UCLA's Victorine steps forward

By Jerry Soifer
The Press-Enterprise
LOS ANGELES

UCLA soccer star Sasha Victorine had to take a step back and watch in each of the past two seasons. The senior midfielder is stepping forward and scoring more for the Bruins this season.

Victorine, a Corona resident who is the UCLA team captain, has led the Bruins to the second round of the NCAA tournament. UCLA (17-2) will play at No. 3 seed Saint Louis University Sunday. UCLA, an unseeded team, beat the University of San Diego, 4-1, in the first round of the tournament last Sunday.

The 6-2, 165-pound Victorine was a preseason All-America. He has lived up to the billing by having his best year at UCLA. He recorded career highs in goals scored (10) and assists (8). He's a finalist for the Hermann Trophy and the Missouri Athletic Club Award, the highest honors in college soccer.

In 1997, Victorine was sidelined by a torn anterior cruciate ligament in his left knee and could only watch as UCLA won the NCAA title with a 2-0 win over Virginia.

Last year, Victorine was a defense-oriented midfielder who watched forward Seth George lead the team in scoring with 15 goals. Victorine scored two goals and had seven assists in 18 games. He was a third-team All-America, and UCLA lost to Creighton, 2-0, in the second round of the NCAA tournament.

UCLA coach Todd Saldana changed Victorine's role this season, allowing the 21-year-old midfielder to move forward and become a far greater part of the attack. In the past, his primary role was to prevent the other team from counterattacking when the Bruins were on offense.

"The past couple of years, I got to watch everybody else go forward and try to score," Victorine said. "To go forward and create chances to score is a lot more fun."

Victorine's role changed in part because of the departure of George, now a member of the Los Angeles Galaxy of Major League Soccer. Also, Saldana said he felt comfortable enough with his defense to allow Victorine to play forward at times.

"I think he has offensive instincts but he was used defensively before," Saldana said. "He was willing to do what he needs to help the team."

Victorine's offensive threat, Saldana said, takes some of the other team's defensive attention away from McKinley Tennyson Jr., UCLA's leading scorer with 11 goals.

After UCLA took a 4-1 lead on San Diego, Saldana cleared his bench. He left Victorine in the game to lead the underclass reserves. "He's very good at keeping possession of the ball," said Saldana. "We keep him in there to ice the game."

Soccer has been Victorine's game since he started playing with neighborhood children at the age of 4 in Yorba Linda. "I was a kid with a lot of energy," said Victorine. "I don't know if any other sport could take all the energy out of me. Soccer was the only one."

As a child, Victorine would watch a video of Pele doing a bicycle kick and then go into his back yard and practice the maneuver for four to five hours at a time. He'd come in with his limbs covered with mud. The garage door of his family's home was dotted with marks from balls he'd kicked.

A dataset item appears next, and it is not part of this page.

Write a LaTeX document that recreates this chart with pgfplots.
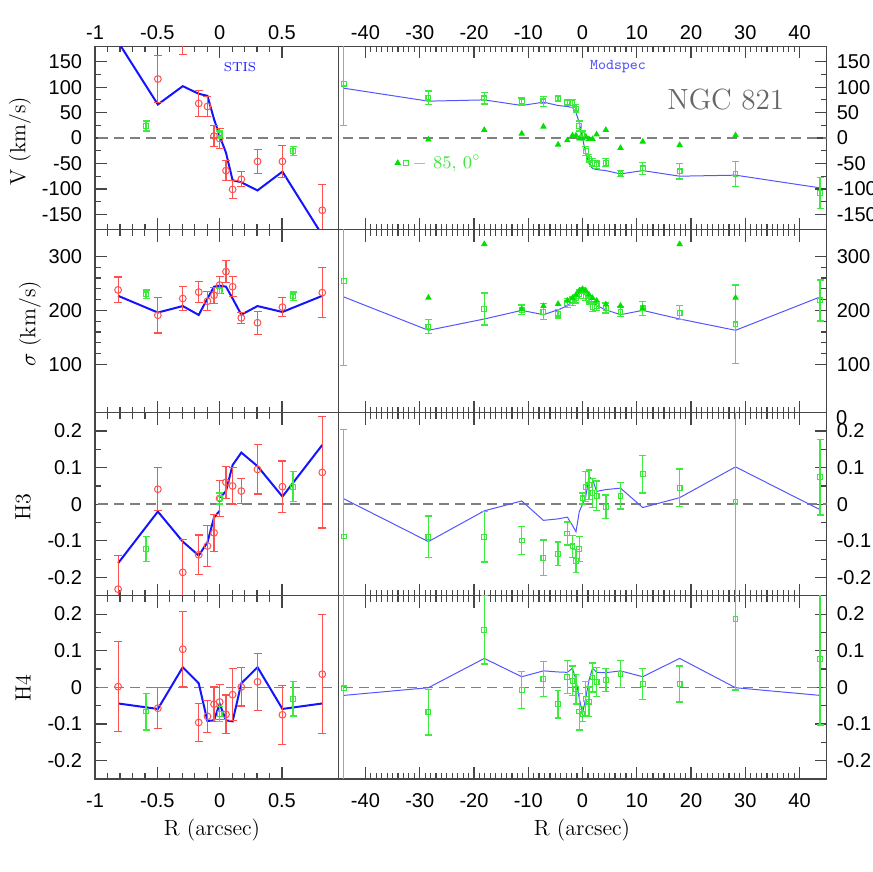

A job change by his father, Kim, caused the family to move to the Sacramento area for Sasha's teen-age years. Kim Victorine went ahead and scouted the club soccer situation for his son. Sasha started at Rio Americano High School for four years. As a senior in 1996, he was named a Parade All-American.

Another job by Kim Victorine caused the family to move in 1997 to Corona, where Kim and his wife, Patricia, could live near their daughter, Katricia, and her two children.

Sasha Victorine is a sometimes rival and an occasional teammate with former Corona High star Joey DiGiamarino, now a member of the Colorado Rapids of the MLS. Victorine and DiGiamarino were teammates on the U.S. team that played in the World Cup under-20 tournament in Malaysia in 1997.

In 1996, DiGiamarino's Cal State Fullerton team beat Victorine's Bruins, 2-1, in the first round of the NCAA tournament.

"He's a great guy and a great player," said DiGiamarino of Victorine. "He's really good in the air. He keeps possession of the ball pretty well."

Victorine said he and DiGiamarino have played against each other on select teams since they were boys. "We talk about how we beat each other at younger ages," Victorine said.

Victorine is majoring in economics and has two quarters to go to earn his bachelor's degree. He said he anticipates being drafted by an MLS team next year and will have to return to UCLA to finish his degree at some point in the future.

He played on the United States team that captured the bronze medal at the Pan American Games this summer. He is a member of the pool of under-23 players being considered for the U.S. Olympic team in the year 2000.

Victorine said his dream is to play for the United States in the World Cup but he might not be mature enough as a player by the next one in 2002.

"My best age is going to be in the upper 20s," he said. "I'm maturing a little slower than other players. I'm not as developed, strength-wise, as other players. By the time I'm in my mid- to upper-20s, I should be on top of my game."